My brother and I still wrestle and we are 31. It is less frequent now because we are guilt tripped by a punch bowl incident that occurred about a year ago every time we start. He thought he could get the upper hand by going for some sort of headlock while I wasn’t expecting anything. So I grabbed a leg and raised him up to slam him on the ground hoping the shock would give me an opportunity to get loose and find a dominant position. My plan worked but in the process his foot hit a stack of glass objects which included a punch bowl. There were quite a few people around and it was completely inappropriate, but I won…
“Hey Uncle David… Can I tell you someting? How bout we westle? Can I tell you someting?” I never get tired of that kid.
I think the reasons you list are spot on. There’s just something powerful about the human touch that we all crave from one another. Little girls want you to brush their hair. Little boys want you to wrestle with them. Same phenomenon at work in both scenarios. The only difference is the number of X chromosomes.
Add that innate desire for human touch to the, “Do I have what it takes?” question that almost all little boys grapple with and it’s easy to see the impetus behind their frequent and spontaneous reenactments of the legendary 1985 “War to Settle the Score” WWF match between Hulk Hogan and Rowdy Roddy Piper.
Great post sir. Great post.
@Philip – As you point out, victory is all that matters. Punch bowl is small price to pay. I have given up wrestling with my brother, as he is 6’4 290.
@Michael – Thank you sirz. And you’re right–at root is a desire for human contact. I like hugs!
I didn’t have a brother, but I remember wrestling many times with Josh and Travis, my good friends growing up. They usually didn’t end well. I did wrestle with Heath quite a bit when he was a toddler. I might have enjoyed it more than he did.
I love pickup games for this reason.

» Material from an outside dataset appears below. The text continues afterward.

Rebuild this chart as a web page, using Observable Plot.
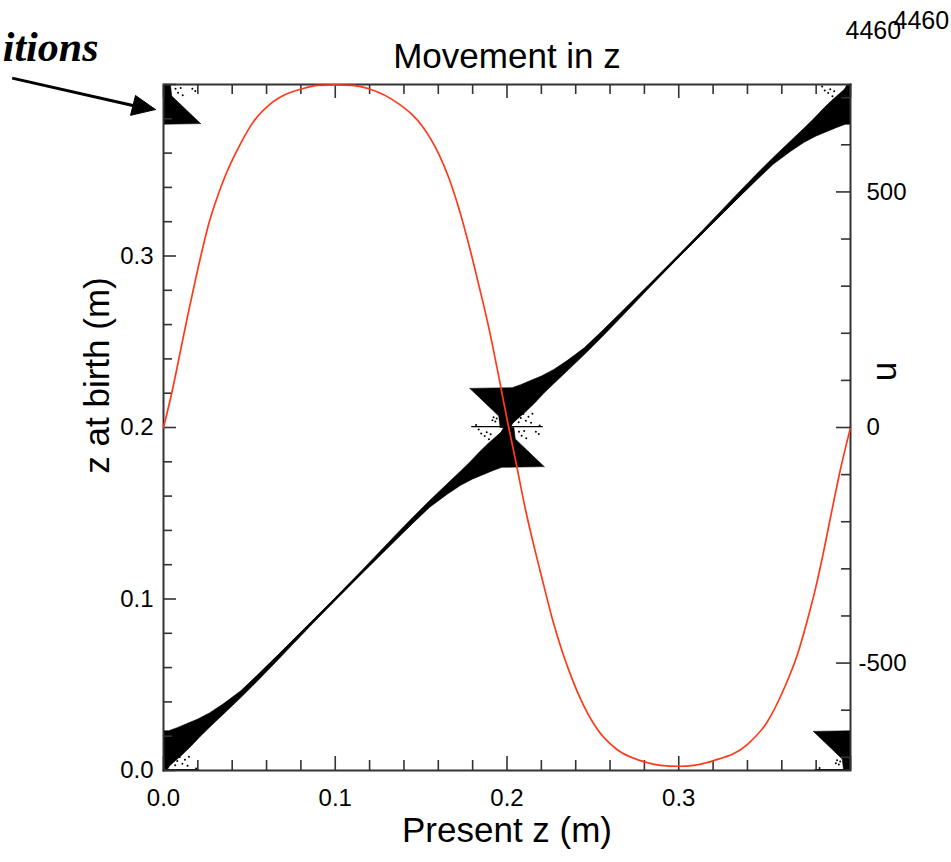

The competition is good, and the game as well, but the contact is also a part of it (for me at least).
I’m puzzled by guys that don’t shake hands, fist-bump, or hug (even in the one-arm, patting kind of way). I’m not that way at all. My guess is they’re not that way either, but they’re too stunted to know what to do.
Luke – I’m with you on pickup BB, and other ways men “rough-house”. I feel soft if I don’t do something like this once in a while. I’m not sure women could understand it, but it’s good for a man to get knocked down (and do the knocking) every once in a while. That may not be exactly what you mean, but that’s where I took it.
And yes, I can think of few guys who won’t physically greet in some way. And the ones that don’t…I’m like you, I suppose they’re just that way, just like I’m the other way, and we’ll just have to accept it.
Ish crawls into my lap near bedtime the other night and says “mommies are for hugging.” Then looking at LK he says “daddies are for wrestling, …. and sometimes hugging.” I think that observation pretty well sums up the differences between men and women.
My buddy Ish boiling it down to the essentials.